Each bolded entry is listed according to the key word. Next, the word is given in a phrase and also in the context of a sentence. Immediately following that sentence there is information in parenthesis giving the mnm (meaning in the message or message in the meaning). Here is an example:

HUNGRY—“as hungry as a bear”

Heat up the soup quickly because he’s “as hungry as a bear.” (mnm: starving for something to eat)

3. Expression Connection—A Resource for Using The Expressionary to Teach Idioms and Other Common Expressions by Mark Schmidt.

There are worksheets/activities in this 111-page spiral-bound book.

4. Idiom Delight by John Arena

This is a 64-page workbook with six lessons dealing with common idiomatic expressions.

5. No Glamour Idioms by Carolyn LoGiudice and Kate LaQuay

This 275-page workbook contains over 700 idioms with activities for ages 11 to 18.

6. Spotlight on Figurative Language by Linda Bowers and Paul F. Johnson

Idiomatic Memory

When I think of idioms, I hearken back to something which happened when I was a teen.
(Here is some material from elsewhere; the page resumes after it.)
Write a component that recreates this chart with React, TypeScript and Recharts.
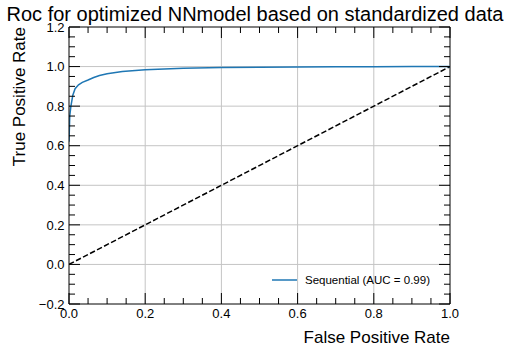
import React from 'react';
import { LineChart, Line, XAxis, YAxis, ReferenceLine, Legend } from 'recharts';

// ROC curve of the optimized NN model
const fpr = [0, 0.002, 0.005, 0.01, 0.016, 0.025, 0.035, 0.05, 0.065, 0.08, 0.1, 0.14, 0.2, 0.3, 0.4, 0.5, 0.6, 0.7, 0.8, 0.9, 1.0];
const tpr = [0.62, 0.75, 0.8, 0.855, 0.888, 0.908, 0.92, 0.932, 0.945, 0.955, 0.964, 0.975, 0.984, 0.992, 0.995, 0.997, 0.998, 0.999, 0.9995, 0.9998, 1.0];

// chance diagonal
const chanceFpr = [0, 1];
const chanceTpr = [0, 1];

const seriesName = 'Sequential (AUC = 0.99)';

const xMajorTicks = [0, 0.2, 0.4, 0.6, 0.8, 1.0];
const xMinorTicks = [0.05, 0.1, 0.15, 0.25, 0.3, 0.35, 0.45, 0.5, 0.55, 0.65, 0.7, 0.75, 0.85, 0.9, 0.95];
const yMajorTicks = [-0.2, 0, 0.2, 0.4, 0.6, 0.8, 1.0, 1.2];
const yMinorTicks = [-0.15, -0.1, -0.05, 0.05, 0.1, 0.15, 0.25, 0.3, 0.35, 0.45, 0.5, 0.55, 0.65, 0.7, 0.75, 0.85, 0.9, 0.95, 1.05, 1.1, 1.15];

const rocData = fpr.map((f, i) => ({ fpr: f, tpr: tpr[i] }));
const chanceData = chanceFpr.map((f, i) => ({ fpr: f, tpr: chanceTpr[i] }));

const W = 510;
const H = 352;
const X_AXIS_H = 30;
const Y_AXIS_W = 40;
// plot area: x 69..450, y 27..304
const M = { top: 27, right: 60, bottom: 48 - X_AXIS_H, left: 69 - Y_AXIS_W };
const PLOT_W = W - 69 - M.right;
const PLOT_H = H - M.top - 48;
const FONT = '"Liberation Sans", Arial, Helvetica, sans-serif';
const MAJOR_LEN = 11;
const MINOR_LEN = 6;

const isMajor = (v: number, majors: number[]) => majors.some((m) => Math.abs(m - v) < 1e-9);
const fmt = (v: number) => (Math.abs(v) < 1e-9 ? '0.0' : v.toFixed(1).replace('-', '\u2212'));

const XTick = (props: any) => {
  const { x, y, payload } = props;
  const v = payload.value as number;
  const major = isMajor(v, xMajorTicks);
  const len = major ? MAJOR_LEN : MINOR_LEN;
  return (
    <g>
      <line x1={x} x2={x} y1={y} y2={y - len} stroke="#000" strokeWidth={1} />
      <line x1={x} x2={x} y1={y - PLOT_H} y2={y - PLOT_H + len} stroke="#000" strokeWidth={1} />
      {major && (
        <text x={x} y={y + 14} textAnchor="middle" fontSize={13} fontFamily={FONT} fill="#000">
          {fmt(v)}
        </text>
      )}
    </g>
  );
};

const YTick = (props: any) => {
  const { x, y, payload } = props;
  const v = payload.value as number;
  const major = isMajor(v, yMajorTicks);
  const len = major ? MAJOR_LEN : MINOR_LEN;
  return (
    <g>
      <line x1={x} x2={x + len} y1={y} y2={y} stroke="#000" strokeWidth={1} />
      <line x1={x + PLOT_W} x2={x + PLOT_W - len} y1={y} y2={y} stroke="#000" strokeWidth={1} />
      {major && (
        <text x={x - 4.5} y={y} dy="0.36em" textAnchor="end" fontSize={13} fontFamily={FONT} fill="#000">
          {fmt(v)}
        </text>
      )}
    </g>
  );
};

const LegendContent = () => (
  <div style={{ display: 'flex', alignItems: 'center', fontFamily: FONT, fontSize: 11.5, color: '#000', whiteSpace: 'nowrap' }}>
    <svg width={25} height={6} style={{ marginRight: 8 }}>
      <line x1={0} x2={25} y1={3} y2={3} stroke="#1f77b4" strokeWidth={1.5} />
    </svg>
    <span>{seriesName}</span>
  </div>
);

export default function App() {
  return (
    <div style={{ position: 'absolute', left: 0, top: 0, width: W, height: H, background: '#fff' }}>
      <div
        style={{
          position: 'absolute',
          left: 0,
          width: W,
          top: 3,
          textAlign: 'center',
          fontFamily: FONT,
          fontSize: 20,
          lineHeight: '22px',
          color: '#000',
          whiteSpace: 'nowrap',
          zIndex: 2,
        }}
      >
        Roc for optimized NNmodel based on standardized data
      </div>
      <LineChart width={W} height={H} margin={M}>
        <XAxis
          dataKey="fpr"
          type="number"
          domain={[0, 1]}
          ticks={[...xMajorTicks, ...xMinorTicks].sort((a, b) => a - b)}
          interval={0}
          height={X_AXIS_H}
          tickSize={0}
          tickMargin={0}
          tickLine={false}
          axisLine={{ stroke: '#000', strokeWidth: 1 }}
          tick={<XTick />}
          allowDataOverflow
          label={{
            content: ({ viewBox }: any) => (
              <text
                x={viewBox.x + viewBox.width}
                y={viewBox.y + 39}
                textAnchor="end"
                fontSize={17}
                fontFamily={FONT}
                fill="#000"
              >
                False Positive Rate
              </text>
            ),
          }}
        />
        <YAxis
          dataKey="tpr"
          type="number"
          domain={[-0.2, 1.2]}
          ticks={[...yMajorTicks, ...yMinorTicks].sort((a, b) => a - b)}
          interval={0}
          width={Y_AXIS_W}
          tickSize={0}
          tickMargin={0}
          tickLine={false}
          axisLine={{ stroke: '#000', strokeWidth: 1 }}
          tick={<YTick />}
          allowDataOverflow
          label={{
            content: ({ viewBox }: any) => (
              <text
                x={25}
                y={viewBox.y}
                transform={`rotate(-90, 25, ${viewBox.y})`}
                textAnchor="end"
                fontSize={17}
                fontFamily={FONT}
                fill="#000"
              >
                True Positive Rate
              </text>
            ),
          }}
        />
        {xMajorTicks.slice(1, -1).map((v) => (
          <ReferenceLine key={`gx${v}`} x={v} stroke="#c4c4c4" strokeWidth={1} />
        ))}
        {yMajorTicks.slice(1, -1).map((v) => (
          <ReferenceLine key={`gy${v}`} y={v} stroke="#c4c4c4" strokeWidth={1} />
        ))}
        <ReferenceLine x={1} stroke="#000" strokeWidth={1} />
        <ReferenceLine y={1.2} stroke="#000" strokeWidth={1} />
        <Line
          data={chanceData}
          dataKey="tpr"
          type="linear"
          stroke="#000"
          strokeWidth={1.5}
          strokeDasharray="5.5 2.4"
          dot={false}
          activeDot={false}
          isAnimationActive={false}
          legendType="none"
        />
        <Line
          data={rocData}
          dataKey="tpr"
          name={seriesName}
          type="linear"
          stroke="#1f77b4"
          strokeWidth={1.5}
          dot={false}
          activeDot={false}
          isAnimationActive={false}
        />
        <Legend
          layout="horizontal"
          verticalAlign="middle"
          align="center"
          content={<LegendContent />}
          wrapperStyle={{ left: 272, top: 274, width: 180, height: 14 }}
        />
      </LineChart>
    </div>
  );
}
Our family lived in a rural area, and there was a dirt road which ran parallel to the front of our house. Just before dark one evening, a car came speeding down that dirt road. My father shouted, “Look at that crazy critter burning up the road!”

The next morning my preschool-age brother, Rich, could hardly wait to get outside to see the burned up road. As you would expect of a child his age, he was taking our dad’s words literally. We had to explain to Rich that what dad actually meant was that the driver was going much faster than he should have been traveling.

Be sure to grant yourself permission to enjoy your children now and “their read” on things/situations. In years to come, you and they probably will have many chuckles as you recall specific episodes.

So blow away the cobwebs and have a ball with your children this year teaching idioms.